Si el poder adquisitivo divide a los hombres en la aplicación de las injustas leyes del mercado, el cristianismo debería elevar su voz para decir que los bienes del mundo deberían ser justamente distribuidos entre todas las personas del mundo. Todos los hombres deberían tener poder adquisitivo ante lo esencial para mantener la vida y la dignidad. De lo contrario, el poder adquisitivo de unos es, simplemente, la debilidad empobrecedora de muchos. Por eso, un concepto de poder adquisitivo que limita el que tantos pobres puedan comer, y que haya en el mundo casi mil millones de hambrientos, es un poder injusto, una relación de poder demoníaca. Ese poder, para ser justo, debería ser un poder compartido equitativamente. O sea, en el mundo debería haber una justa redistribución de los bienes del planeta. Clamor número uno para una pastoral del mercado en un mundo injusto.

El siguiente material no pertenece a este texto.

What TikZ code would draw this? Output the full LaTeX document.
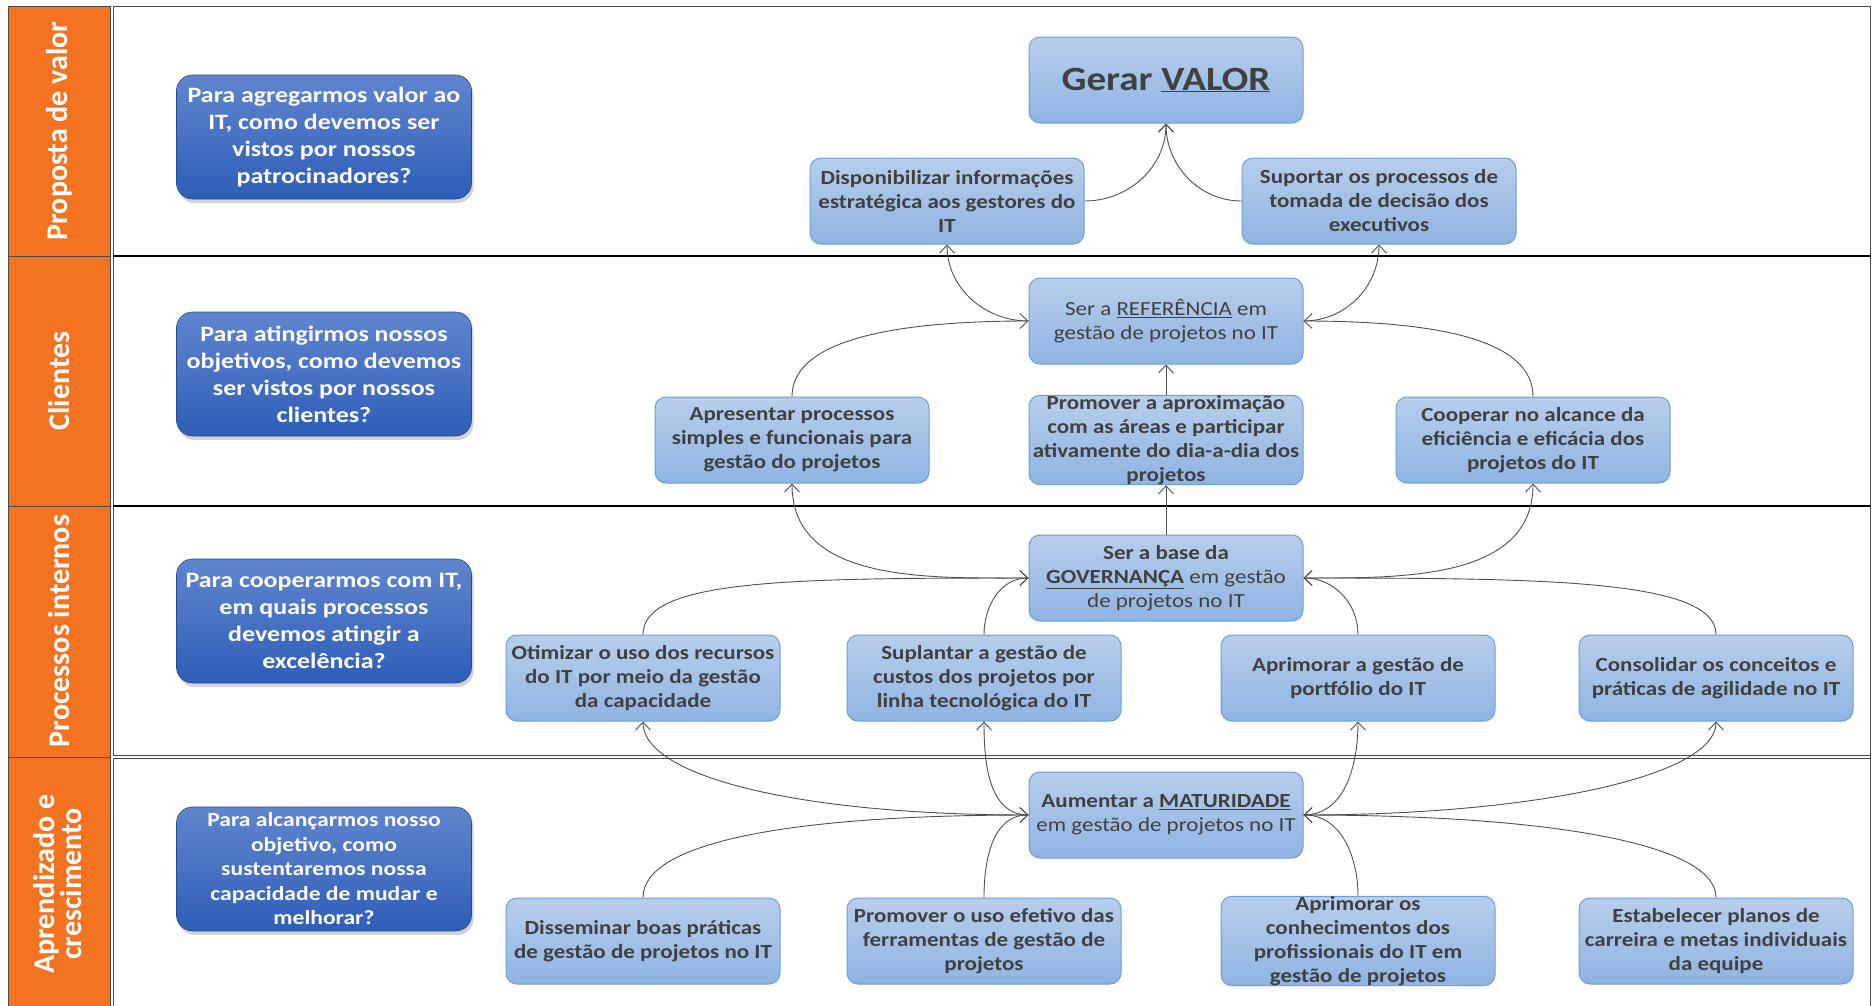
\documentclass[tikz,border=0pt]{standalone}
\usepackage{fontspec}
\setmainfont{Carlito}
\newfontfamily\boxfont[FakeStretch=1.15]{Carlito}
\newfontfamily\qfont[FakeStretch=1.18]{Carlito}
\usetikzlibrary{calc,arrows.meta,shadows,positioning}

\definecolor{laranja}{RGB}{244,115,33}
\definecolor{caixatopo}{RGB}{183,206,235}
\definecolor{caixabase}{RGB}{143,180,226}
\definecolor{caixaborda}{RGB}{108,158,215}
\definecolor{textoescuro}{RGB}{64,64,64}
\definecolor{azultopo}{RGB}{96,133,206}
\definecolor{azulbase}{RGB}{46,94,184}
\definecolor{cinzaseta}{RGB}{80,80,80}

\tikzset{
  objetivo/.style={rectangle, rounded corners=11pt, draw=caixaborda, line width=1pt,
    top color=caixatopo, bottom color=caixabase, minimum width=274pt, minimum height=86pt,
    inner sep=0pt, align=center, text=textoescuro,
    font=\boxfont\bfseries\fontsize{20}{24}\selectfont},
  pergunta/.style={rectangle, rounded corners=16pt, draw=azulbase!80!black, line width=0.6pt,
    top color=azultopo, bottom color=azulbase, minimum width=295pt, minimum height=124pt,
    inner sep=0pt, align=center, text=white,
    font=\qfont\bfseries\fontsize{22}{27}\selectfont,
    drop shadow={shadow xshift=2pt, shadow yshift=-4pt, opacity=0.35}},
  faixa/.style={rotate=90, text=white, align=center, font=\bfseries\fontsize{30}{27}\selectfont},
  liga/.style={draw=cinzaseta, line width=0.9pt, -{Straight Barb[length=8pt,width=15pt]}},
  longa/.style={out distance=#1, in distance=55pt},
  longb/.style={out distance=55pt, in distance=#1},
}

\begin{document}
\begin{tikzpicture}[x=1pt,y=1pt]
    \useasboundingbox (0,0) rectangle (1872,-1005);

    % faixas e quadros
    \foreach \ya/\yb in {6/256, 256/506, 506/757, 757/1012}
    {
        \draw[fill=laranja, draw=gray!60!black, line width=1pt] (8,-\ya) rectangle (110,-\yb);
        \draw[gray!60!black, line width=1pt] (113,-\ya) rectangle (1870,-\yb);
    };
    \draw[line width=2.5pt] (113,-256) -- (1870,-256);
    \draw[line width=2.5pt] (113,-506) -- (1870,-506);
    \draw[gray!60!black, double, double distance=2pt, line width=0.8pt] (113,-757) -- (1870,-757);

    \node[faixa] (lprop) at (59,-131) {Proposta de valor};
    \node[faixa] (lcli) at (59,-381) {Clientes};
    \node[faixa] (lproc) at (59,-631) {Processos internos};
    \node[faixa] (lapr) at (58,-884) {Aprendizado e\\crescimento};

    % perguntas
    \node[pergunta] (q1) at (324,-137) {Para agregarmos valor ao\\IT, como  devemos ser\\vistos por nossos\\patrocinadores?};
    \node[pergunta] (q2) at (324,-374) {Para atingirmos nossos\\objetivos, como devemos\\ser vistos por nossos\\clientes?};
    \node[pergunta] (q3) at (324,-621) {Para cooperarmos  com IT,\\em quais processos\\devemos atingir a\\excelência?};
    \node[pergunta, font=\qfont\bfseries\fontsize{20}{24.5}\selectfont] (q4) at (324,-869) {Para alcançarmos nosso\\objetivo, como\\sustentaremos nossa\\capacidade de mudar e\\melhorar?};

    % objetivos
    \node[objetivo, font=\boxfont\bfseries\fontsize{34}{40}\selectfont] (valor) at (1166,-80) {Gerar \underline{VALOR}};
    \node[objetivo] (dispon) at (947,-201) {Disponibilizar informações\\estratégica aos gestores do\\IT};
    \node[objetivo] (suport) at (1379,-201) {Suportar os processos de\\tomada de decisão dos\\executivos};

    \node[objetivo, font=\boxfont\mdseries\fontsize{20}{24}\selectfont] (refer) at (1166,-321) {Ser a \underline{REFERÊNCIA} em\\gestão de projetos no IT};
    \node[objetivo] (apres) at (792,-440) {Apresentar processos\\simples e funcionais para\\gestão do projetos};
    \node[objetivo] (aprox) at (1166,-440) {Promover a aproximação\\com as áreas e participar\\ativamente do dia-a-dia dos\\projetos};
    \node[objetivo] (coop) at (1533,-440) {Cooperar no alcance da\\eficiência e eficácia dos\\projetos do IT};

    \node[objetivo] (gov) at (1166,-578) {Ser a base da\\\underline{GOVERNANÇA} {\mdseries em gestão}\\{\mdseries de projetos  no IT}};
    \node[objetivo] (otim) at (643,-678) {Otimizar o uso dos recursos\\do IT por meio da gestão\\da capacidade};
    \node[objetivo] (supl) at (984,-678) {Suplantar a gestão de\\custos dos projetos por\\linha tecnológica do IT};
    \node[objetivo] (aprim) at (1358,-678) {Aprimorar a gestão de\\portfólio do IT};
    \node[objetivo] (consol) at (1716,-678) {Consolidar os conceitos e\\práticas de agilidade  no IT};

    \node[objetivo] (mat) at (1166,-815) {Aumentar a \underline{MATURIDADE}\\{\mdseries em gestão de projetos no IT}};
    \node[objetivo] (dissem) at (643,-941) {Disseminar boas práticas\\de gestão de projetos no IT};
    \node[objetivo] (usoef) at (984,-941) {Promover o uso efetivo das\\ferramentas de gestão de\\projetos};
    \node[objetivo] (conhec) at (1358,-941) {Aprimorar os\\conhecimentos dos\\profissionais do IT em\\gestão de projetos};
    \node[objetivo] (estab) at (1716,-941) {Estabelecer planos de\\carreira e metas individuais\\da equipe};

    % ligacoes
    \draw[liga] (dispon.east) to[out=0,in=-90] (valor.south);
    \draw[liga] (suport.west) to[out=180,in=-90] (valor.south);
    \draw[liga] (refer.west) to[out=180,in=-90] (dispon.south);
    \draw[liga] (refer.east) to[out=0,in=-90] (suport.south);
    \draw[liga] (apres.north) to[out=90,in=180,longb=140pt] (refer.west);
    \draw[liga] (coop.north) to[out=90,in=0,longb=140pt] (refer.east);
    \draw[liga] (aprox.north) -- (refer.south);

    \draw[liga] (gov.west) to[out=180,in=-90] (apres.south);
    \draw[liga] (gov.north) -- (aprox.south);
    \draw[liga] (gov.east) to[out=0,in=-90] (coop.south);
    \draw[liga] (otim.north) to[out=90,in=180,longb=240pt] (gov.west);
    \draw[liga] (supl.north) to[out=90,in=180] (gov.west);
    \draw[liga] (aprim.north) to[out=90,in=0] (gov.east);
    \draw[liga] (consol.north) to[out=90,in=0,longb=240pt] (gov.east);

    \draw[liga] (mat.west) to[out=180,in=-90,longa=230pt] (otim.south);
    \draw[liga] (mat.west) to[out=180,in=-90] (supl.south);
    \draw[liga] (mat.east) to[out=0,in=-90] (aprim.south);
    \draw[liga] (mat.east) to[out=0,in=-90,longa=230pt] (consol.south);
    \draw[liga] (dissem.north) to[out=90,in=180,longb=240pt] (mat.west);
    \draw[liga] (usoef.north) to[out=90,in=180] (mat.west);
    \draw[liga] (conhec.north) to[out=90,in=0] (mat.east);
    \draw[liga] (estab.north) to[out=90,in=0,longb=240pt] (mat.east);
\end{tikzpicture}
\end{document}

Otro de los fundamentos del mercado es la competencia. La fuerte competitividad de las leyes del mercado, es como poner a competir a David contra Goliat, pero sin la ayuda divina. Si las relaciones e intercambios de bienes se dejan a las propias leyes de un mercado injusto, el mundo se descompensa. Los pobres no podrán nunca competir contra los ricos. Aquí la voz de la iglesia en una pastoral del mercado, se hace más que necesaria, imprescindible. Debe abogarse por normas y reglas que rijan esa competitividad despiadada. Alguien, con unos valores diferentes, debe abogar por los pobres para que puedan entrar, de alguna manera, en medio de esa competitividad del mercado para poder mantener su vida y dignidad. Si la iglesia calla ante esta desprotección de los pobres y débiles del mundo, estará descuidando su misión.
Si el mercado es un dios que redistribuye bienes entre sus seguidores, hay ciertos bienes y servicios que no se deberían dejar redistribuir a través de las injustas leyes de ese dios mercado, ni basarse en una competencia propia de un mercado que excluye. La protección de la salud, por ejemplo, debería ser algo independiente del mercado. Así, las medicinas, y no sólo las que se destinan al control del SIDA, deberían estar fuera de las leyes del mercado. Lo mismo la alimentación y el agua potable, la enseñanza y la justicia… todo aquello que es necesario para mantener la dignidad de los hombres… y esto compete a las iglesias, al cristianismo, a los valores del Reino, un Reino que ya está entre nosotros.
Todos los cristianos estamos llamados a ser agentes de liberación dentro de ese reino o situación donde debe darse el reinado de Dios.
Un Reino, que irrumpe en nuestra historia con la figura de Jesús, que demanda justicia y dignificación de las personas, que condena a los ricos y acumuladores del mundo anunciando que los acumuladores, que cometen la necedad de agrandar sus graneros, no podrán entrar en él. Así, todos los cristianos, como agentes del Reino, llamados a la projimidad y al compartir, sabiendo, además, que amar al prójimo es semejante a amar a Dios mismo, no podemos pasar de largo ante la llamada a la misericordia que recibimos desde los marginados de un mercado injusto, competitivo y cruel. Y llegados aquí, no sé hasta dónde puede llegar la fuerza de la denuncia de la iglesia, pero lo que sí está claro es que debemos ser un tanto utópicos y luchar como si el mundo se pudiera transformar y llegar a crear un auténtico mercado dentro de unas relaciones justas en el intercambio de bienes y servicios para toda la humanidad. Sería el intento de acercar, un poco más, el reino de Dios a los sufrientes del mundo.